Les résultats ont été surprenants. Selon M. Levitin, chercheur principal de l’étude, tous les participants, qu’ils soient ou non musiciens, reconnaissaient et préféraient les versions plus expressives. « Ils pouvaient écouter la version dont l’expressivité correspondait à 80 pour cent, puis celle à 20 pour cent, puis celle à 60 pour cent et parvenaient invariablement à distinguer les différents niveaux d’expressivité. Cela signifie que même les différences d’interprétation très subtiles peuvent être saisies immédiatement – même par l’auditeur moyen.
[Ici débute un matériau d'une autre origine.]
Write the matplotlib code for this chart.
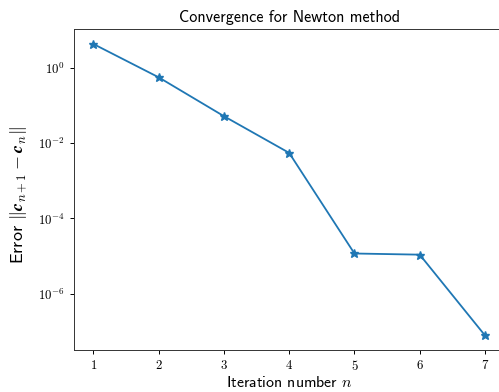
import numpy as np
import matplotlib
matplotlib.use("Agg")
import matplotlib.pyplot as plt
from matplotlib.ticker import NullLocator, FuncFormatter

# Newton iteration errors ||c_{n+1} - c_n||
iterations = [1, 2, 3, 4, 5, 6, 7]
errors = [4.3, 0.56, 0.052, 0.0055, 1.17e-5, 1.09e-5, 7.8e-8]
y_ticks = [1e0, 1e-2, 1e-4, 1e-6]

plt.rcParams["mathtext.fontset"] = "cm"
plt.rcParams["font.family"] = ["cmss10", "DejaVu Sans"]

fig = plt.figure(figsize=(4.99, 3.92), dpi=100)
ax = fig.add_axes([0.1477, 0.1071, 0.8635, 0.818])

ax.plot(iterations, errors, marker="*", color="#1f77b4", linewidth=1.3, markersize=6.3)
ax.set_yscale("log")
ax.set_yticks(y_ticks)
ax.yaxis.set_minor_locator(NullLocator())
ax.yaxis.set_major_formatter(
    FuncFormatter(lambda v, p: r"$10^{%d}$" % int(round(np.log10(v)))))
ax.set_xticks(iterations)
ax.xaxis.set_major_formatter(FuncFormatter(lambda v, p: r"$%d$" % v))

ax.tick_params(labelsize=9.3, length=3, width=0.7)

ax.set_title("Convergence for Newton method", fontsize=11.6, pad=5)
ax.set_xlabel(r"Iteration number $n$", fontsize=11.4, labelpad=1.5)
ax.set_ylabel(r"Error $\|\mathbfit{c}_{n+1} - \mathbfit{c}_{n}\|$", fontsize=13)
ax.yaxis.set_label_coords(-0.104, 0.483)

for sp in ax.spines.values():
    sp.set_linewidth(0.7)
    sp.set_color("#333333")

fig.savefig("out.png", dpi=100)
Cela est stupéfiant. »
L’étude a également permis d’établir que les variations du rythme d’une interprétation ont un impact émotif supérieur aux variations relatives à l’intensité de la sonorité du jeu.
« Le pianiste doué a appris à communiquer l’émotion musicale, principalement en alternant la longueur et la brièveté, l’intensité et la douceur des notes – exactement comme dans une conversation orale, a indiqué M. Levitin. L’on peut supposer qu’un élément pourrait être plus important qu’un autre. J’ai néanmoins été étonné de découvrir que le rythme est plus efficace que l’intensité sonore lorsqu’il s’agit de transmettre une émotion.
Nous avons espoir que ce type de recherche nous aidera notamment à mieux comprendre l’alchimie des éléments qui rendent une interprétation émouvante, a ajouté M. Levitin. Il s’agit d’un pas important pour nous permettre de saisir et de quantifier les raisons pour lesquelles la musique est porteuse d’émotion. »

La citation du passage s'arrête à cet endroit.